---------- SUPPLIED DATA

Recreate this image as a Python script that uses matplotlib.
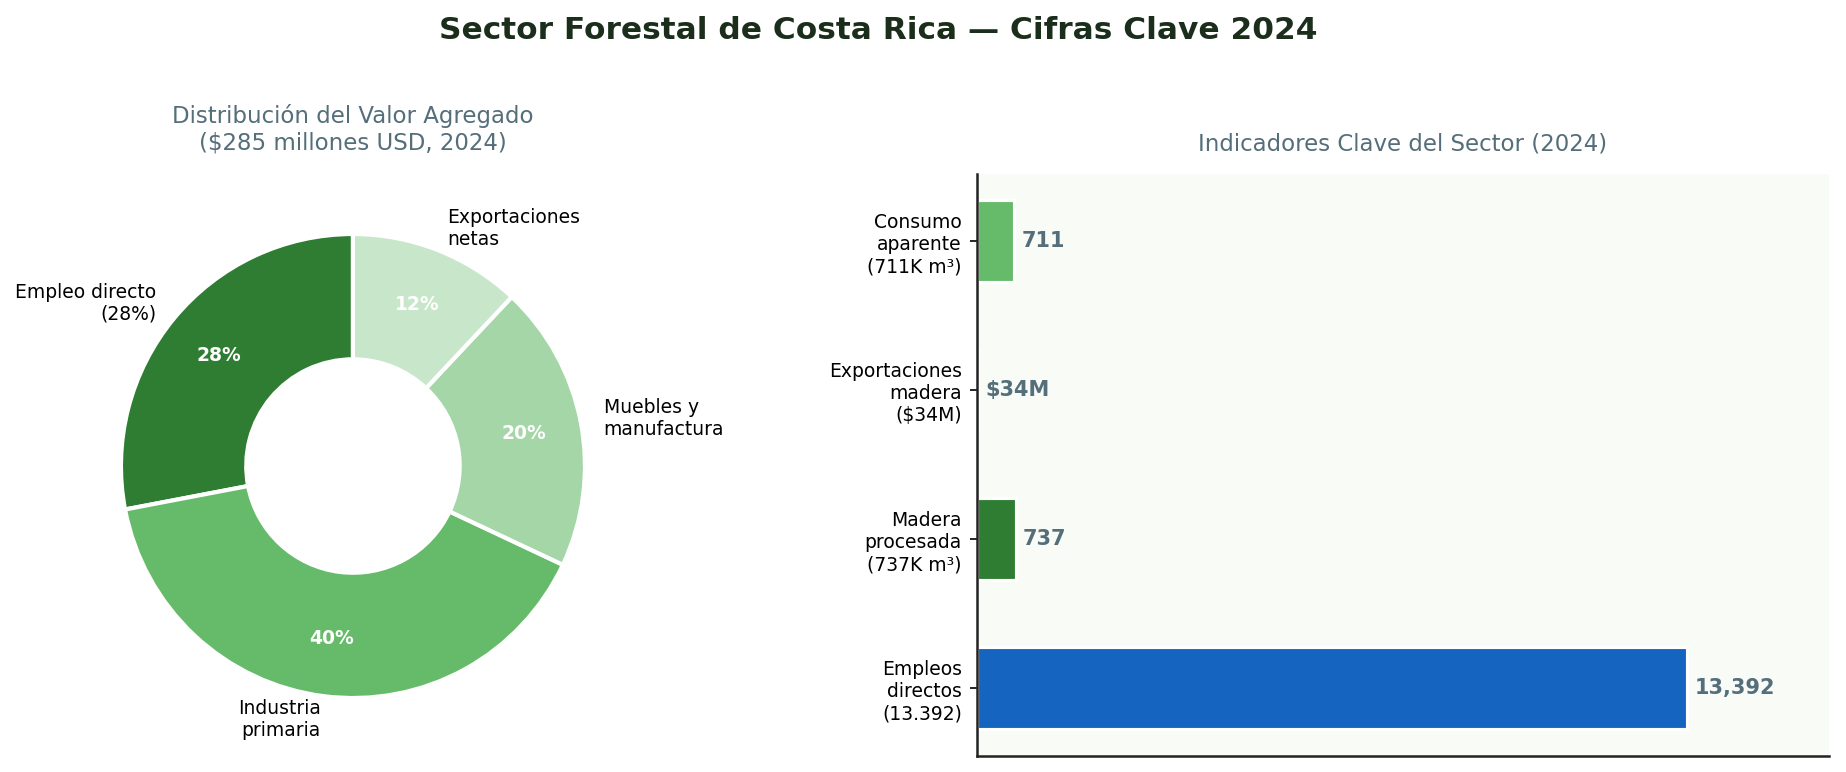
import numpy as np
import matplotlib
matplotlib.use('Agg')
import matplotlib.pyplot as plt

# donut data
pie_labels = ['Empleo directo\n(28%)', 'Industria\nprimaria', 'Muebles y\nmanufactura', 'Exportaciones\nnetas']
pie_shares = [28, 40, 20, 12]
pie_colors = ['#2e7d32', '#66bb6a', '#a5d6a7', '#c8e6c9']

# bar data (bottom to top)
bar_cats = ['Empleos\ndirectos\n(13.392)', 'Madera\nprocesada\n(737K m³)', 'Exportaciones\nmadera\n($34M)', 'Consumo\naparente\n(711K m³)']
bar_vals = [13392, 737, 34, 711]
bar_text = ['13,392', '737', '$34M', '711']
bar_colors = ['#1565c0', '#2e7d32', '#a5d6a7', '#66bb6a']

fig = plt.figure(figsize=(1846/150, 772/150), dpi=150)
fig.suptitle('Sector Forestal de Costa Rica — Cifras Clave 2024', fontsize=15,
             fontweight='bold', color='#1b2e1b', x=0.476, y=0.979)

#%% donut
ax1 = fig.add_axes([0.0341, 0.0207, 0.3142, 0.7513])
wedges, texts, autotexts = ax1.pie(pie_shares, labels=pie_labels, colors=pie_colors,
                                   startangle=90, autopct='%1.0f%%', pctdistance=0.75,
                                   labeldistance=1.1,
                                   wedgeprops=dict(width=0.54, edgecolor='white', linewidth=2),
                                   textprops=dict(fontsize=9))
for t in autotexts:
    t.set_color('white')
    t.set_fontweight('bold')
    t.set_fontsize(9)
ax1.set_xlim(-1.25, 1.25)
ax1.set_ylim(-1.25, 1.25)
ax1.set_aspect('equal')
ax1.set_title('Distribución del Valor Agregado\n($285 millones USD, 2024)', fontsize=11,
              color='#546e7a', pad=12.5)

#%% bars
ax2 = fig.add_axes([0.529, 0.021, 0.462, 0.754])
ax2.set_facecolor('#f9fbf7')
y = np.arange(len(bar_vals))
ax2.barh(y, bar_vals, height=0.55, color=bar_colors, edgecolor='white', linewidth=1.5)
vmax = max(bar_vals)
for yi, v, s in zip(y, bar_vals, bar_text):
    ax2.text(v + vmax*0.01, yi, s, va='center', ha='left', fontsize=10,
             fontweight='bold', color='#546e7a')
ax2.set_yticks(y)
ax2.set_yticklabels(bar_cats, fontsize=9)
ax2.set_xticks([])
ax2.set_xlim(0, vmax*1.2)
ax2.spines['top'].set_visible(False)
ax2.spines['right'].set_visible(False)
ax2.spines['left'].set_color('#222222')
ax2.spines['bottom'].set_color('#222222')
ax2.spines['left'].set_linewidth(1.2)
ax2.spines['bottom'].set_linewidth(1.2)
ax2.set_title('Indicadores Clave del Sector (2024)', fontsize=11, color='#546e7a', pad=11)

fig.savefig('out.png', dpi=150)
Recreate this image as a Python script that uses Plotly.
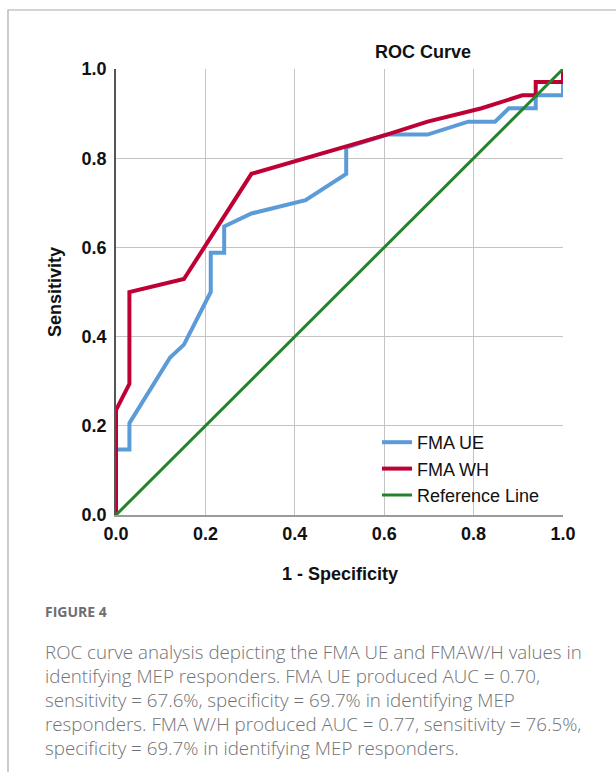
import plotly.graph_objects as go

# ---- data ----
ue_fpr = [0.0, 0.0, 0.030, 0.030, 0.121, 0.152, 0.212, 0.212, 0.242, 0.242, 0.303, 0.424,
          0.515, 0.515, 0.606, 0.697, 0.788, 0.848, 0.879, 0.939, 0.939, 1.0, 1.0]
ue_tpr = [0.0, 0.147, 0.147, 0.206, 0.353, 0.382, 0.500, 0.588, 0.588, 0.647, 0.676, 0.706,
          0.765, 0.824, 0.853, 0.853, 0.882, 0.882, 0.912, 0.912, 0.941, 0.941, 1.0]
wh_fpr = [0.0, 0.0, 0.030, 0.030, 0.152, 0.303, 0.606, 0.697, 0.818, 0.909, 0.939, 0.939, 1.0, 1.0]
wh_tpr = [0.0, 0.235, 0.294, 0.500, 0.529, 0.765, 0.853, 0.882, 0.912, 0.941, 0.941, 0.971, 0.971, 1.0]
ref_x = [0.0, 1.0]
ref_y = [0.0, 1.0]
tick_vals = [0.0, 0.2, 0.4, 0.6, 0.8, 1.0]
tick_text = ["0.0", "0.2", "0.4", "0.6", "0.8", "1.0"]

caption_head = "FIGURE 4"
caption_lines = [
    "ROC curve analysis depicting the FMA UE and FMAW/H values in",
    "identifying MEP responders. FMA UE produced AUC = 0.70,",
    "sensitivity = 67.6%, specificity = 69.7% in identifying MEP",
    "responders. FMA W/H produced AUC = 0.77, sensitivity = 76.5%,",
    "specificity = 69.7% in identifying MEP responders.",
]

W, H = 616, 772
L, R, T, B = 116, 53, 69, 257
PW, PH = W - L - R, H - T - B


def px_x(px):
    return (px - L) / PW


def px_y(py):
    return 1 - (py - T) / PH


FONT = "Liberation Sans, Arial, sans-serif"
CAP_FONT = "Open Sans, sans-serif"

fig = go.Figure()
fig.add_trace(go.Scatter(x=ue_fpr, y=ue_tpr, mode="lines", name="FMA UE",
                         line=dict(color="#5b9bd8", width=4), cliponaxis=False))
fig.add_trace(go.Scatter(x=wh_fpr, y=wh_tpr, mode="lines", name="FMA WH",
                         line=dict(color="#bf0034", width=4), cliponaxis=False))
fig.add_trace(go.Scatter(x=ref_x, y=ref_y, mode="lines", name="Reference Line",
                         line=dict(color="#23842a", width=3), cliponaxis=False))

axis_common = dict(range=[0, 1], tickvals=tick_vals, ticktext=tick_text,
                   showgrid=True, gridcolor="#c4c4c4", gridwidth=1.2, zeroline=False,
                   ticks="", tickfont=dict(family=FONT, size=18, color="#111", weight="bold"),
                   fixedrange=True)

fig.update_layout(
    width=W, height=H,
    margin=dict(l=L, r=R, t=T, b=B),
    paper_bgcolor="white", plot_bgcolor="white",
    showlegend=True,
    legend=dict(x=px_x(377), y=px_y(424), xanchor="left", yanchor="top",
                bgcolor="rgba(255,255,255,0)", font=dict(family=FONT, size=18, color="#111"),
                tracegroupgap=0, itemwidth=30),
    xaxis=dict(**axis_common, showline=True, linecolor="#9a9a9a", linewidth=1.5, ticklabelstandoff=2),
    yaxis=dict(**axis_common, showline=True, linecolor="#555", linewidth=1.5, ticklabelstandoff=4),
)

annotations = [
    dict(text="ROC Curve", x=px_x(423), y=px_y(52), xanchor="center", yanchor="middle",
         font=dict(family=FONT, size=18, color="#111", weight="bold")),
    dict(text="1 - Specificity", x=px_x(340), y=px_y(574), xanchor="center", yanchor="middle",
         font=dict(family=FONT, size=18, color="#111", weight="bold")),
    dict(text="Sensitivity", x=px_x(55), y=px_y(292), xanchor="center", yanchor="middle",
         textangle=-90, font=dict(family=FONT, size=18, color="#111", weight="bold")),
    dict(text=caption_head, x=px_x(43), y=px_y(611), xanchor="left", yanchor="middle",
         font=dict(family=CAP_FONT, size=14, color="#6d6e71", weight="bold")),
]
for i, line in enumerate(caption_lines):
    annotations.append(dict(text=line, x=px_x(43), y=px_y(651 + 24.2 * i),
                            xanchor="left", yanchor="middle",
                            font=dict(family=CAP_FONT, size=18.75, color="#717275", weight=300)))
for a in annotations:
    a.update(xref="paper", yref="paper", showarrow=False)
fig.update_layout(annotations=annotations)

# outer frame (open to the right/bottom edges)
fig.add_shape(type="rect", xref="paper", yref="paper",
              x0=px_x(8), x1=px_x(640), y0=px_y(800), y1=px_y(10),
              line=dict(color="#aaaaaa", width=1.2), fillcolor="rgba(0,0,0,0)", layer="below")

fig.write_html("out.html")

--------------------

PROBLEM
Repeat the records above verbatim, with no pictures in the result.

RESPONSE TO THE EXERCISE
Recreate this image as a Python script that uses matplotlib.
import numpy as np
import matplotlib
matplotlib.use('Agg')
import matplotlib.pyplot as plt

# donut data
pie_labels = ['Empleo directo\n(28%)', 'Industria\nprimaria', 'Muebles y\nmanufactura', 'Exportaciones\nnetas']
pie_shares = [28, 40, 20, 12]
pie_colors = ['#2e7d32', '#66bb6a', '#a5d6a7', '#c8e6c9']

# bar data (bottom to top)
bar_cats = ['Empleos\ndirectos\n(13.392)', 'Madera\nprocesada\n(737K m³)', 'Exportaciones\nmadera\n($34M)', 'Consumo\naparente\n(711K m³)']
bar_vals = [13392, 737, 34, 711]
bar_text = ['13,392', '737', '$34M', '711']
bar_colors = ['#1565c0', '#2e7d32', '#a5d6a7', '#66bb6a']

fig = plt.figure(figsize=(1846/150, 772/150), dpi=150)
fig.suptitle('Sector Forestal de Costa Rica — Cifras Clave 2024', fontsize=15,
             fontweight='bold', color='#1b2e1b', x=0.476, y=0.979)

#%% donut
ax1 = fig.add_axes([0.0341, 0.0207, 0.3142, 0.7513])
wedges, texts, autotexts = ax1.pie(pie_shares, labels=pie_labels, colors=pie_colors,
                                   startangle=90, autopct='%1.0f%%', pctdistance=0.75,
                                   labeldistance=1.1,
                                   wedgeprops=dict(width=0.54, edgecolor='white', linewidth=2),
                                   textprops=dict(fontsize=9))
for t in autotexts:
    t.set_color('white')
    t.set_fontweight('bold')
    t.set_fontsize(9)
ax1.set_xlim(-1.25, 1.25)
ax1.set_ylim(-1.25, 1.25)
ax1.set_aspect('equal')
ax1.set_title('Distribución del Valor Agregado\n($285 millones USD, 2024)', fontsize=11,
              color='#546e7a', pad=12.5)

#%% bars
ax2 = fig.add_axes([0.529, 0.021, 0.462, 0.754])
ax2.set_facecolor('#f9fbf7')
y = np.arange(len(bar_vals))
ax2.barh(y, bar_vals, height=0.55, color=bar_colors, edgecolor='white', linewidth=1.5)
vmax = max(bar_vals)
for yi, v, s in zip(y, bar_vals, bar_text):
    ax2.text(v + vmax*0.01, yi, s, va='center', ha='left', fontsize=10,
             fontweight='bold', color='#546e7a')
ax2.set_yticks(y)
ax2.set_yticklabels(bar_cats, fontsize=9)
ax2.set_xticks([])
ax2.set_xlim(0, vmax*1.2)
ax2.spines['top'].set_visible(False)
ax2.spines['right'].set_visible(False)
ax2.spines['left'].set_color('#222222')
ax2.spines['bottom'].set_color('#222222')
ax2.spines['left'].set_linewidth(1.2)
ax2.spines['bottom'].set_linewidth(1.2)
ax2.set_title('Indicadores Clave del Sector (2024)', fontsize=11, color='#546e7a', pad=11)

fig.savefig('out.png', dpi=150)
Recreate this image as a Python script that uses Plotly.
import plotly.graph_objects as go

# ---- data ----
ue_fpr = [0.0, 0.0, 0.030, 0.030, 0.121, 0.152, 0.212, 0.212, 0.242, 0.242, 0.303, 0.424,
          0.515, 0.515, 0.606, 0.697, 0.788, 0.848, 0.879, 0.939, 0.939, 1.0, 1.0]
ue_tpr = [0.0, 0.147, 0.147, 0.206, 0.353, 0.382, 0.500, 0.588, 0.588, 0.647, 0.676, 0.706,
          0.765, 0.824, 0.853, 0.853, 0.882, 0.882, 0.912, 0.912, 0.941, 0.941, 1.0]
wh_fpr = [0.0, 0.0, 0.030, 0.030, 0.152, 0.303, 0.606, 0.697, 0.818, 0.909, 0.939, 0.939, 1.0, 1.0]
wh_tpr = [0.0, 0.235, 0.294, 0.500, 0.529, 0.765, 0.853, 0.882, 0.912, 0.941, 0.941, 0.971, 0.971, 1.0]
ref_x = [0.0, 1.0]
ref_y = [0.0, 1.0]
tick_vals = [0.0, 0.2, 0.4, 0.6, 0.8, 1.0]
tick_text = ["0.0", "0.2", "0.4", "0.6", "0.8", "1.0"]

caption_head = "FIGURE 4"
caption_lines = [
    "ROC curve analysis depicting the FMA UE and FMAW/H values in",
    "identifying MEP responders. FMA UE produced AUC = 0.70,",
    "sensitivity = 67.6%, specificity = 69.7% in identifying MEP",
    "responders. FMA W/H produced AUC = 0.77, sensitivity = 76.5%,",
    "specificity = 69.7% in identifying MEP responders.",
]

W, H = 616, 772
L, R, T, B = 116, 53, 69, 257
PW, PH = W - L - R, H - T - B


def px_x(px):
    return (px - L) / PW


def px_y(py):
    return 1 - (py - T) / PH


FONT = "Liberation Sans, Arial, sans-serif"
CAP_FONT = "Open Sans, sans-serif"

fig = go.Figure()
fig.add_trace(go.Scatter(x=ue_fpr, y=ue_tpr, mode="lines", name="FMA UE",
                         line=dict(color="#5b9bd8", width=4), cliponaxis=False))
fig.add_trace(go.Scatter(x=wh_fpr, y=wh_tpr, mode="lines", name="FMA WH",
                         line=dict(color="#bf0034", width=4), cliponaxis=False))
fig.add_trace(go.Scatter(x=ref_x, y=ref_y, mode="lines", name="Reference Line",
                         line=dict(color="#23842a", width=3), cliponaxis=False))

axis_common = dict(range=[0, 1], tickvals=tick_vals, ticktext=tick_text,
                   showgrid=True, gridcolor="#c4c4c4", gridwidth=1.2, zeroline=False,
                   ticks="", tickfont=dict(family=FONT, size=18, color="#111", weight="bold"),
                   fixedrange=True)

fig.update_layout(
    width=W, height=H,
    margin=dict(l=L, r=R, t=T, b=B),
    paper_bgcolor="white", plot_bgcolor="white",
    showlegend=True,
    legend=dict(x=px_x(377), y=px_y(424), xanchor="left", yanchor="top",
                bgcolor="rgba(255,255,255,0)", font=dict(family=FONT, size=18, color="#111"),
                tracegroupgap=0, itemwidth=30),
    xaxis=dict(**axis_common, showline=True, linecolor="#9a9a9a", linewidth=1.5, ticklabelstandoff=2),
    yaxis=dict(**axis_common, showline=True, linecolor="#555", linewidth=1.5, ticklabelstandoff=4),
)

annotations = [
    dict(text="ROC Curve", x=px_x(423), y=px_y(52), xanchor="center", yanchor="middle",
         font=dict(family=FONT, size=18, color="#111", weight="bold")),
    dict(text="1 - Specificity", x=px_x(340), y=px_y(574), xanchor="center", yanchor="middle",
         font=dict(family=FONT, size=18, color="#111", weight="bold")),
    dict(text="Sensitivity", x=px_x(55), y=px_y(292), xanchor="center", yanchor="middle",
         textangle=-90, font=dict(family=FONT, size=18, color="#111", weight="bold")),
    dict(text=caption_head, x=px_x(43), y=px_y(611), xanchor="left", yanchor="middle",
         font=dict(family=CAP_FONT, size=14, color="#6d6e71", weight="bold")),
]
for i, line in enumerate(caption_lines):
    annotations.append(dict(text=line, x=px_x(43), y=px_y(651 + 24.2 * i),
                            xanchor="left", yanchor="middle",
                            font=dict(family=CAP_FONT, size=18.75, color="#717275", weight=300)))
for a in annotations:
    a.update(xref="paper", yref="paper", showarrow=False)
fig.update_layout(annotations=annotations)

# outer frame (open to the right/bottom edges)
fig.add_shape(type="rect", xref="paper", yref="paper",
              x0=px_x(8), x1=px_x(640), y0=px_y(800), y1=px_y(10),
              line=dict(color="#aaaaaa", width=1.2), fillcolor="rgba(0,0,0,0)", layer="below")

fig.write_html("out.html")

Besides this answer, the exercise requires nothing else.